Поначалу Горбачев был не в восторге от Ельцина. Он мало его знал, а «то, что знал, настораживало». Они познакомились в 1978 году — через два года после того, как Ельцин стал первым секретарем в Свердловске. Горбачев с 1970 года руководил партийным комитетом плодородного Ставропольского края, и они обменивали ставропольское продовольствие на уральский металл и лес. В период с 1978 по 1985 год, когда Горбачев работал секретарем ЦК по сельскому хозяйству, он два-три раза конфликтовал с Ельциным из-за того, что тот не подчинялся указаниям московских эмиссаров. На пленуме обкома, в ходе обсуждения записки ЦК, в которой критиковалось положение в свердловском животноводстве, Ельцин скрестил шпаги с представителем Горбачева, Иваном Капустяном. «Я тогда отметил для себя, — пишет Горбачев в своих мемуарах „Жизнь и реформы“, — что свердловский секретарь неадекватно реагирует на замечания в свой адрес». Горбачев однажды видел, как Ельцин нетвердым шагом шел по коридору Верховного Совета, и, поверив слухам, приписал это очередному запою[394]. По утверждению Горбачева, у Лигачева была другая точка зрения. Егор Кузьмич не нуждался в просьбах Андропова поехать в Свердловск; он вызвался добровольно и ночью позвонил Горбачеву, чтобы сказать: «Михаил Сергеевич, это наш человек! Надо брать его»[395].
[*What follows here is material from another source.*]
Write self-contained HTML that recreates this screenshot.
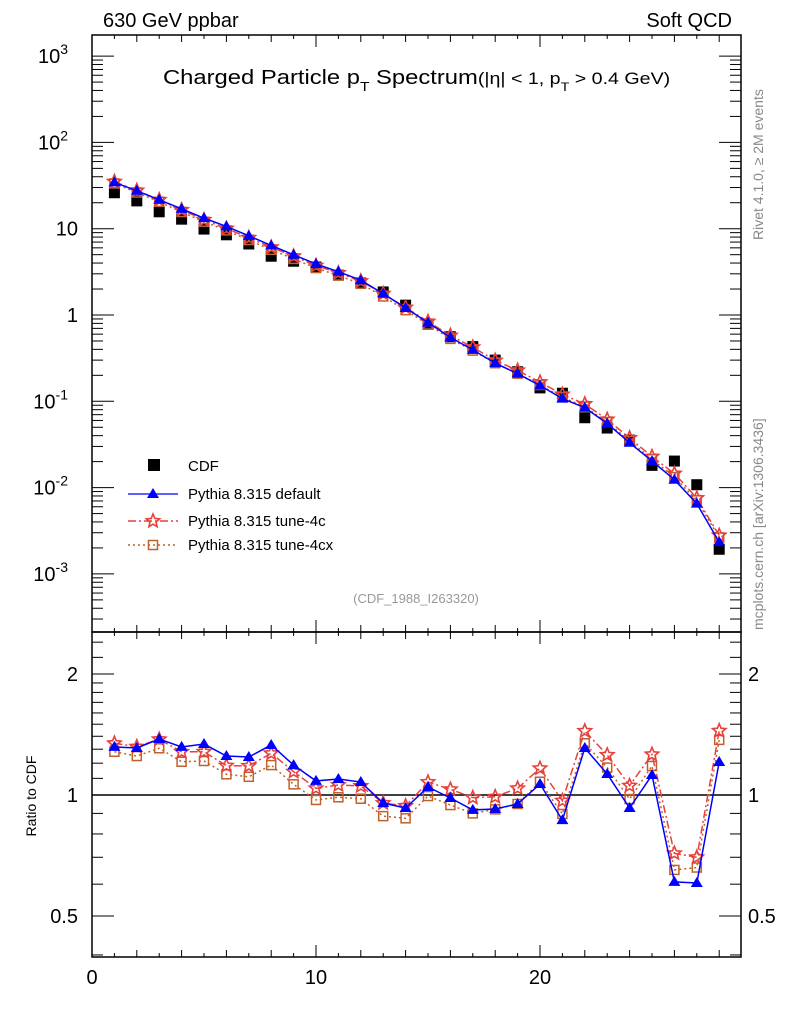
<!DOCTYPE html>
<html><head><meta charset="utf-8"><style>
html,body{margin:0;padding:0;background:#fff;}
svg{display:block;font-family:"Liberation Sans",sans-serif;}
</style></head><body>
<svg id="chart" width="786" height="1024" viewBox="0 0 786 1024" xmlns="http://www.w3.org/2000/svg">
<text x="103" y="27" font-size="20">630 GeV ppbar</text>
<text x="732" y="27" font-size="20" text-anchor="end">Soft QCD</text>
<text transform="translate(163,84) scale(1.19,1)" x="0" y="0" font-size="20">Charged Particle p<tspan dy="7" font-size="13">T</tspan><tspan dy="-7"> Spectrum</tspan><tspan font-size="16.5">(|η| &lt; 1, p</tspan><tspan dy="7" font-size="12">T</tspan><tspan dy="-7" font-size="16.5"> &gt; 0.4 GeV)</tspan></text>
<text x="416" y="603" font-size="13" fill="#999" text-anchor="middle">(CDF_1988_I263320)</text>
<text transform="translate(763,240) rotate(-90)" font-size="14" fill="#888">Rivet 4.1.0, ≥ 2M events</text>
<text transform="translate(763,630) rotate(-90)" font-size="14" fill="#888">mcplots.cern.ch [arXiv:1306.3436]</text>
<text transform="translate(36,796) rotate(-90)" font-size="14" text-anchor="middle">Ratio to CDF</text>
<g id="axes"></g>
<g id="marks"></g>
<g id="legend">
 <rect x="148" y="459" width="12" height="12" fill="#000"/>
 <text x="188" y="471" font-size="15">CDF</text>
 <line x1="128" y1="494" x2="178" y2="494" stroke="#0000ff" stroke-width="1.3"/>
 <polygon points="153,488 159,498 147,498" fill="#0000ff"/>
 <text x="188" y="499" font-size="15">Pythia 8.315 default</text>
 <line x1="128" y1="521" x2="178" y2="521" stroke="#e8413c" stroke-width="1.5" stroke-dasharray="8,3,2,3"/>
 <polygon id="legstar" fill="none" stroke="#e8413c" stroke-width="1.6"/>
 <text x="188" y="526" font-size="15">Pythia 8.315 tune-4c</text>
 <line x1="128" y1="545" x2="178" y2="545" stroke="#c0602a" stroke-width="1.5" stroke-dasharray="2,3"/>
 <rect x="148.5" y="540.5" width="9" height="9" fill="none" stroke="#c0602a" stroke-width="1.5"/>
 <text x="188" y="550" font-size="15">Pythia 8.315 tune-4cx</text>
</g>
</svg>
<script>
const xs = [1,2,3,4,5,6,7,8,9,10,11,12,13,14,15,16,17,18,19,20,21,22,23,24,25,26,27,28];
const cdfValues = [26.1,21,15.7,12.9,9.9,8.5,6.65,4.8,4.2,3.6,2.9,2.35,1.85,1.3,0.78,0.56,0.43,0.30,0.22,0.143,0.124,0.0645,0.049,0.0356,0.0181,0.0203,0.0108,0.00193];
const ratioDefault = [1.317,1.309,1.378,1.317,1.339,1.25,1.243,1.332,1.187,1.084,1.096,1.077,0.955,0.928,1.047,0.983,0.918,0.923,0.95,1.065,0.866,1.309,1.128,0.928,1.121,0.608,0.604,1.208];
const ratio4c = [1.345,1.319,1.376,1.281,1.281,1.183,1.181,1.27,1.143,1.039,1.059,1.053,0.955,0.939,1.077,1.033,0.985,0.99,1.039,1.165,0.968,1.443,1.258,1.055,1.262,0.716,0.70,1.445];
const ratio4cx = [1.281,1.25,1.307,1.21,1.215,1.126,1.11,1.187,1.063,0.972,0.987,0.979,0.886,0.875,0.994,0.944,0.90,0.921,0.95,1.079,0.897,1.345,1.17,0.977,1.181,0.651,0.66,1.371];
const mainTickLabels = ["10^-3","10^-2","10^-1","1","10","10^2","10^3"];
const ratioTickLabels = ["0.5","1","2"];
const xTickLabels = ["0","10","20"];

const NS="http://www.w3.org/2000/svg";
const L=92,R=741,T=35,MB=632,RB=957;
const X=v=>L+(v)*22.4;
const Y=v=>315-86.3*Math.log10(v);
const RY=v=>795-121*Math.log2(v);
const axes=document.getElementById('axes'), marks=document.getElementById('marks');
function mk(tag,attrs,parent){const e=document.createElementNS(NS,tag);for(const k in attrs)e.setAttribute(k,attrs[k]);parent.appendChild(e);return e;}
function line(x1,y1,x2,y2,p,w){return mk('line',{x1,y1,x2,y2,stroke:'#000','stroke-width':w||1},p);}
function starPts(x,y,r){let p=[];for(let k=0;k<10;k++){const a=-Math.PI/2+k*Math.PI/5;const rr=k%2?r*0.45:r;p.push((x+rr*Math.cos(a)).toFixed(2)+','+(y+rr*Math.sin(a)).toFixed(2));}return p.join(' ');}
document.getElementById('legstar').setAttribute('points',starPts(153,521,7));

let f1=mk('rect',{x:L,y:T,width:R-L,height:MB-T,fill:'none',stroke:'#000','stroke-width':1.5},axes);


let f2=mk('rect',{x:L,y:MB,width:R-L,height:RB-MB,fill:'none',stroke:'#000','stroke-width':1.5},axes);


for(let i=1;i<29;i++){const x=X(i);const len=i%10==0?12:(i%2==0?7:4);
 [[T,1],[MB,-1],[MB,1],[RB,-1]].forEach(([y,d])=>line(x,y,x,y+d*len,axes));}
xTickLabels.forEach(s=>{const t=mk('text',{x:X(+s),y:RB+27,'font-size':20,'text-anchor':'middle'},axes);t.textContent=s;
 
 });
for(let e=-4;e<=3;e++){for(let m=1;m<10;m++){const v=m*Math.pow(10,e);const y=Y(v);if(y<T||y>MB)continue;const len=m==1?22:11;
 line(L,y,L+len,y,axes);line(R,y,R-len,y,axes);}}
mainTickLabels.forEach((s,i)=>{const e=i-3;const y=Y(Math.pow(10,e))+7;
 const t=mk('text',{x:78,y:y,'font-size':20,'text-anchor':'end'},axes);
 if(e===0)t.textContent='1';else if(e===1)t.textContent='10';else{const p=s.split('^');t.textContent=p[0];const sp=mk('tspan',{dy:-9,'font-size':14},t);sp.textContent=p[1];}
 if(e!==0&&e!==1)t.setAttribute('x',68);
 
 });
[0.4,0.5,0.6,0.7,0.8,0.9,1,1.1,1.2,1.3,1.4,1.5,1.6,1.7,1.8,1.9,2,2.2,2.4].forEach(v=>{const y=RY(v);if(y<MB+1||y>RB-1)return;
 const len=(v==0.5||v==1||v==2)?22:11;line(L,y,L+len,y,axes);line(R,y,R-len,y,axes);});
ratioTickLabels.forEach(s=>{const y=RY(+s)+7;
 let t=mk('text',{x:78,y,'font-size':20,'text-anchor':'end'},axes);t.textContent=s;
 
 
 let t2=mk('text',{x:748,y,'font-size':20},axes);t2.textContent=s;
 
 });
let ref=line(L,RY(1),R,RY(1),axes,1.5);



const series=[
 {name:'tune-4cx',r:ratio4cx,color:'#c0602a',dash:'2,3',marker:'sq'},
 {name:'tune-4c',r:ratio4c,color:'#e8413c',dash:'8,3,2,3',marker:'star'},
 {name:'default',r:ratioDefault,color:'#0000ff',dash:'',marker:'tri'}];
function marker(type,x,y,color,g){
 if(type==='sq')return mk('rect',{x:x-4.5,y:y-4.5,width:9,height:9,fill:'none',stroke:color,'stroke-width':1.5},g);
 if(type==='tri')return mk('polygon',{points:`${x},${y-6} ${x+6},${y+4} ${x-6},${y+4}`,fill:color},g);
 return mk('polygon',{points:starPts(x,y,7),fill:'none',stroke:color,'stroke-width':1.6},g);}
function draw(Yf,vals,s,panel){
 const g=mk('g',{},marks);
 
 
 const pts=xs.map((x,i)=>X(x)+','+Yf(vals[i])).join(' ');
 const pl=mk('polyline',{points:pts,fill:'none',stroke:s.color,'stroke-width':1.5},g);
 if(s.dash)pl.setAttribute('stroke-dasharray',s.dash);
 
 
 xs.forEach((x,i)=>{const m=marker(s.marker,X(x),Yf(vals[i]),s.color,g);
  
  });}
const gc=mk('g',{},marks);


xs.forEach((x,i)=>{const r=mk('rect',{x:X(x)-5.5,y:Y(cdfValues[i])-5.5,width:11,height:11,fill:'#000'},gc);
 
 });
series.forEach(s=>{draw(Y,s.r.map((v,i)=>v*cdfValues[i]),s,'main');draw(RY,s.r,s,'ratio');});
</script>
</body></html>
Горбачев и Лигачев, несмотря на сомнения первого, в самом начале апреля 1985 года пригласили Ельцина в Москву, но их избранник для начала решил поломаться. Как он сам пишет в «Исповеди на заданную тему», он с презрением отклонил предложение, которое ему сделал Владимир Долгих, секретарь ЦК по тяжелой промышленности и кандидат в члены Политбюро. Уступил Ельцин, лишь когда на следующий день ему позвонил Лигачев и напомнил о партийной дисциплине[396]. Ельцину не очень хотелось переезжать: он любил Свердловск и недолюбливал Москву, где никогда не жил и почти не имел друзей. В некоторой степени его смягчило то, что младшая дочь Татьяна и внук Борис уже жили в Москве, а старшая, Елена, тоже была готова переехать. Как говорила мне в интервью в 2001 году Татьяна, тоска по дому больше беспокоила ее мать, а не отца: «Для него главное — это работа. Где он работал, там он дома»[397]. Проблема заключалась в том, кем Ельцину предстояло работать в Москве. Он почти десять лет хозяйничал в Свердловске, и двое из трех его предшественников по обкому: Кириленко в 1962-м, а Рябов в 1976 году, — покинув Свердловск, были назначены секретарями ЦК (Николай Рыжков стал секретарем в ноябре 1982 года, через семь лет после отъезда из Свердловска, и занял место отставного Кириленко). Ельцин рассчитывал по меньшей мере на должность заместителя премьер-министра (в официальном языке заместителя Председателя Совета министров) СССР; пост же заведующего одним из экономических отделов ЦК казался ему понижением.